Ramadhan Bulan Kebebasan bagian 2

Bulan Bebas
Ramadhan Bulan Kebebasan Bagian 2

Assalamualaikum Warahmatullahi Wabarakatuh.

Alhamdulillah, saya selaku pemilik blog ini akan meneruskan kembali Artikel Keistimewaan dan Hikmah Ramadhan(KdHR), oke langsung ke topik.

Baiklah, kalau masih ada orang mengatakan bahwa mengurangi makan dalam arti puasa itu menghalangi kemajuan, maka hendaknya diketahui bahwa kemajuan yang diharapkan itu, kalau tidak diberi batas, akhirnya akan terbatas juga. Hidup yang tidak terbatas, pasti akan dibatasi juga kelaknya dengan cara terpaksa. Banyak di zaman modern ini hidup manusia serba mewah mendapat "polusi" pula. Datanglah berbagai macam penyakit menyerangnya yang menyebabkan makanan itu harus dibatasi.

Puasa tidak menghambat aktivitas kehidupan, malahan justru mempertinggi kualitasnya. Yang wajib mengerjakan puasa ialah orang sehat jasmaninya dan hidup tentram dalam rumah-tangganya. Sedang orang sakit atau yang sedang dalam perjalanan, boleh menggantinya di lain hari. Orang tua yang telah papa, atau orang yang sakit berlarut-larut, bahkan para pekerja berat boleh tidak berpuasa dan tidak usah mengganti di lain hari, akan tetapi cukup dengan membayar fidyah.

Bagi orang sehat yang tidak dalam perjalanan adalah wajar kalau ada peraturan yang mengatur cara hidupnya. Sebulan dalam satu tahun menahan diri dari keterlaluan banyak makan dan mencari makan. Bukanlah soal mencari makan ini penyebab perlombaan dunia? Bangsa yang kuat dan super akan mencengkram kuku-kuku pengaruhnya di tanah-tanah yang ingin dikuasainya? Bukankah nafsu manusia itu tidak pernah puas dan tak kenal batas, padahal (mau atau tidak) hidupnya sendiri akan dan pasti terbatas pula? Tidaklah perebutan pengaruh, perluasan kekuasaan (expantie) berpokok pangkal dari kerakusan memperebutkan rizqi? Bukankah perkelahian manusia sejak manusia ada, dulu ataupun sekarang tidak lain adalah soal perebutan mencari makan? Maka dalam konteks ilmiah, penulis melihat kebenaran apa yang dikatakan oleh Heinrich Karl Marx bahwa soal kedamaian dunia ini terletak pada soal perut. Apabila setiap perut telah kenyang dengan senang, barulah dunia ini damai. Semua kekacauan itu berawal dari sifat loba dan tamaknya manusia akan kekayaan. Kalau nafsu loba manusia itu tidak diberi batasan dalam jiwa manusia itu sendiri, maka akan bertambah loba.
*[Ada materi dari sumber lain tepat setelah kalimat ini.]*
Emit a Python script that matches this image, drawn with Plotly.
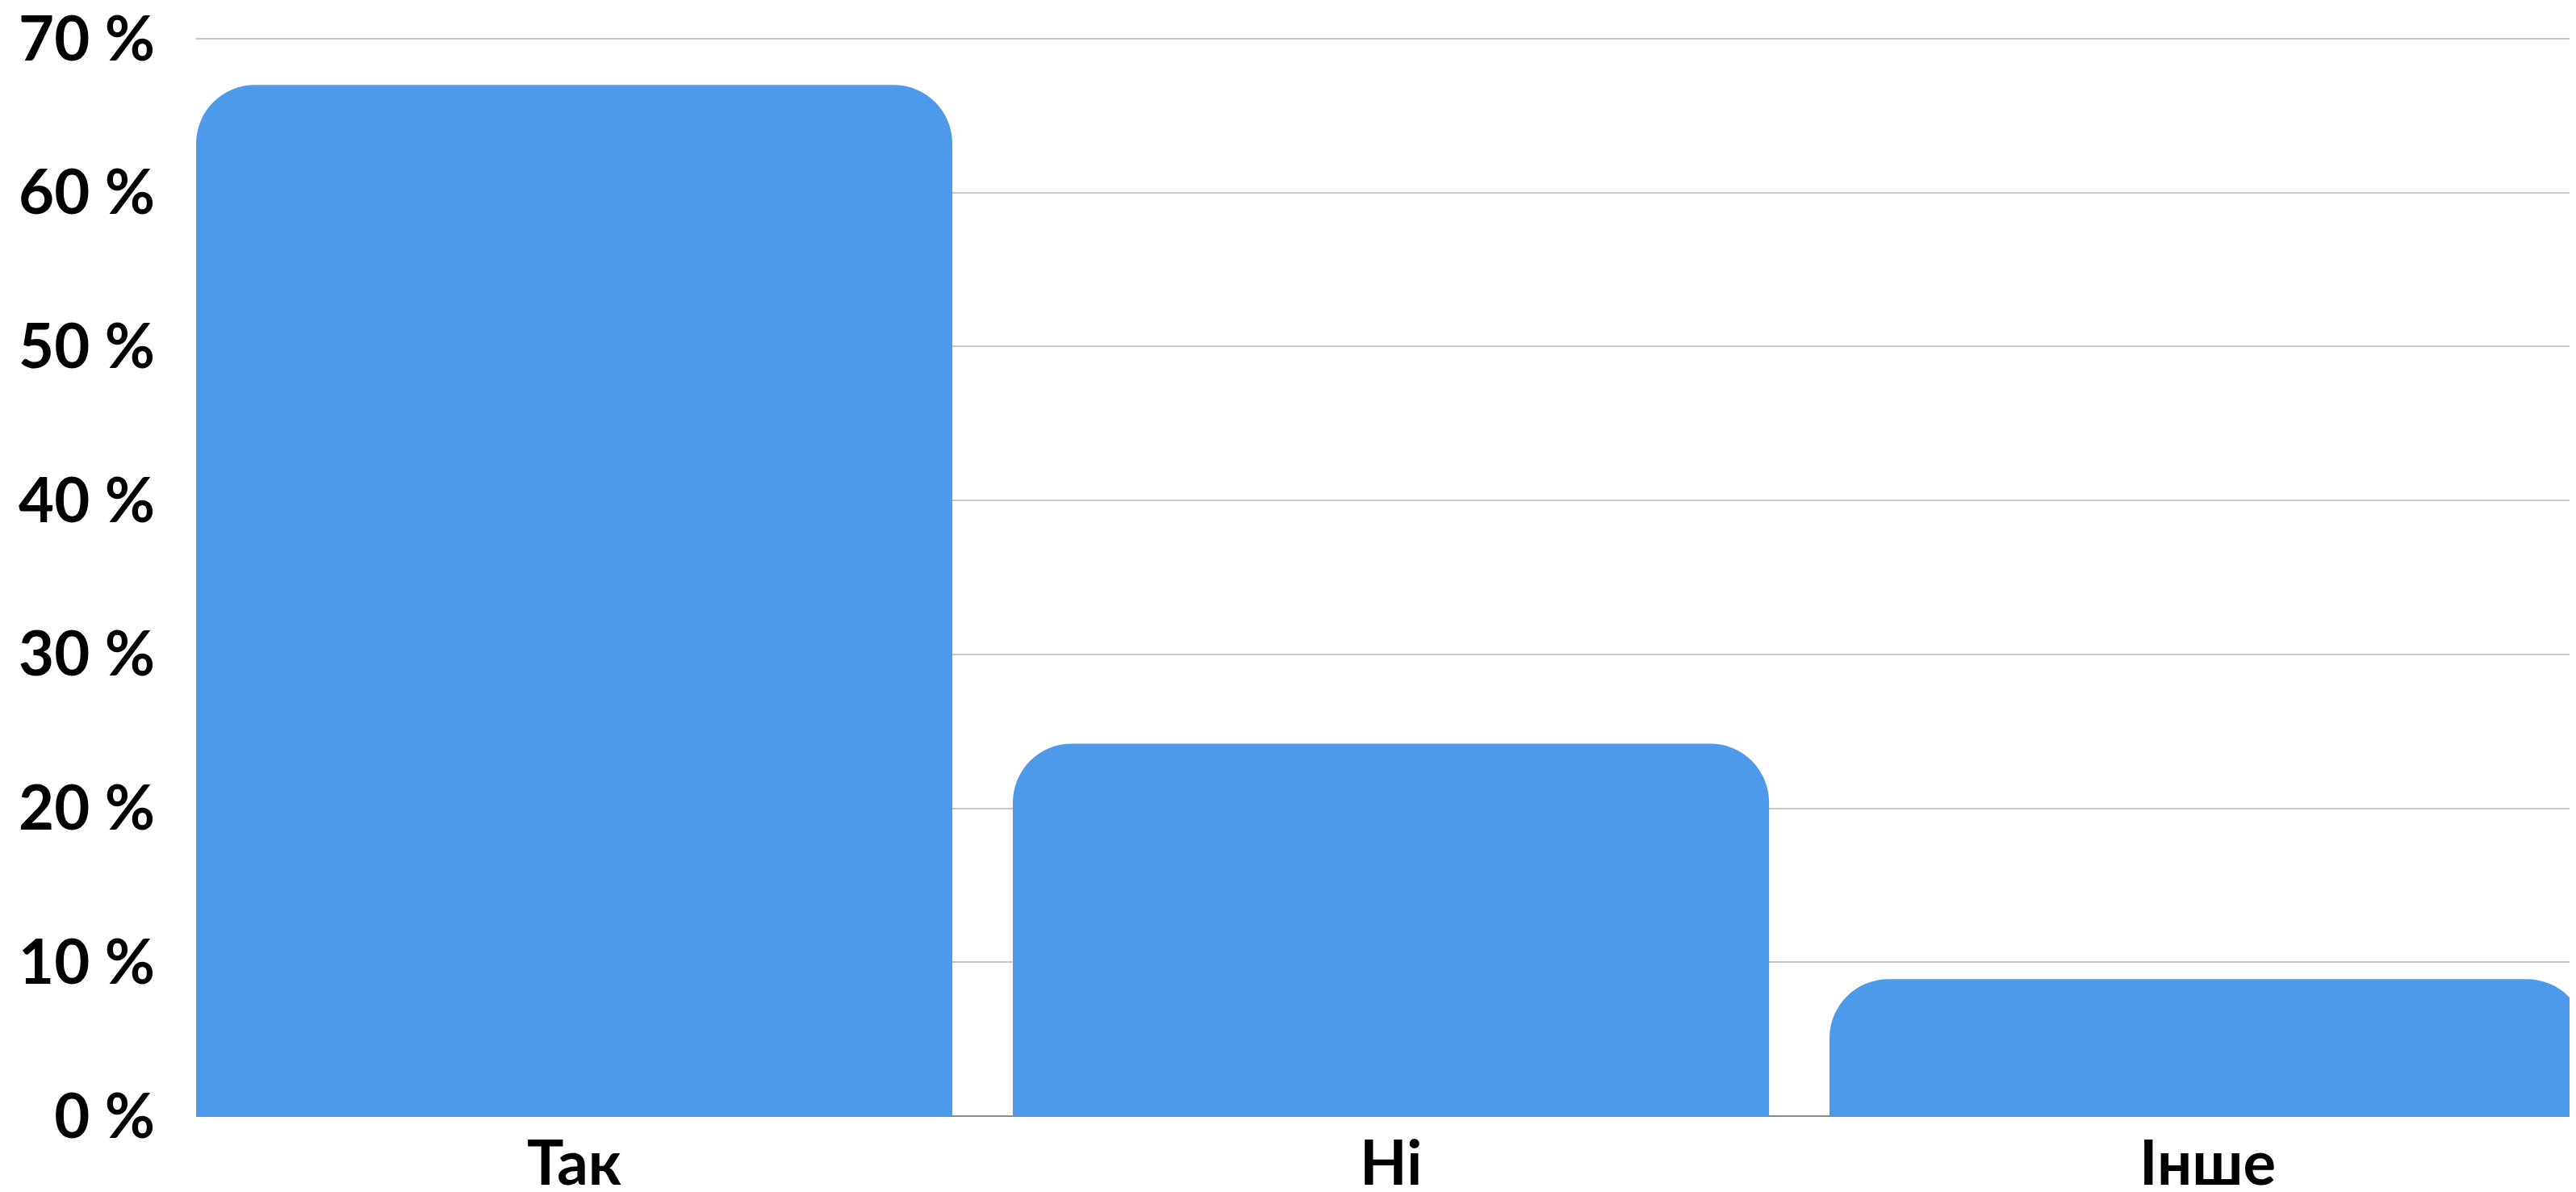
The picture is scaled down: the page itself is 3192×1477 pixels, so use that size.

Alangkah bijaksananya Allah SWT, Tuhan Pengatur alam raya yang telah mewajibkan puasa terhadap hamba-hambanya. Sekali dalam setahun, menurut ajaran Islam, tiap-tiap manusia (muslim) harus diinsafkan bahwa hidup ini bukanlah semata-mata buat makan. Benarlah pameo yang mengatakan hidup bukan hanya untuk makan, akan tetapi makan hanya sekedar untuk hidup.

Kalau cuma makan yang dipikirkan, maka budi manusia akan kasar, dan kekasaran sifat itu pasti menimbulkan penyakit lainnya, seperti dengki, hasut, khianat, dendam, dan segala sifat hayawani. Manusia yang didalam jiwanya mengidap penyakit-penyakit tersebut, makan akan kejam, sadis bahkan lebih kejam dari binatang.

Sungguh puasa merupakan suatu institut, lembaga pendidikan watak manusia. Mendidik karakter manusia agar bebas dari kungkungan nafsu adat kebiasaan sehari-hari, sekaligus menanam rasa disiplin yang tinggi untuk patuh terhadap peraturan-peraturan yang menata hidup dan kehidupan.

Berkata Syekh As-Shufil Kabir, Ahmad bin Khadrawiyah :
fil hurriyyati tamaamul 'ubuudiyyati wa fii tahqiiqil 'ubuudiyyati tamaamul hurriyyati.

Yang Artinya : Di dalam kemerdekaan (jiwa) sempurnalah peribadatan, dan hakekat dari peribadatan adalah puncak kemerdekaan.


Cukup sampai disini saja, lain kali diteruskan lagi. Wassalamualaikum Warahmatullahi Wabarakatuh.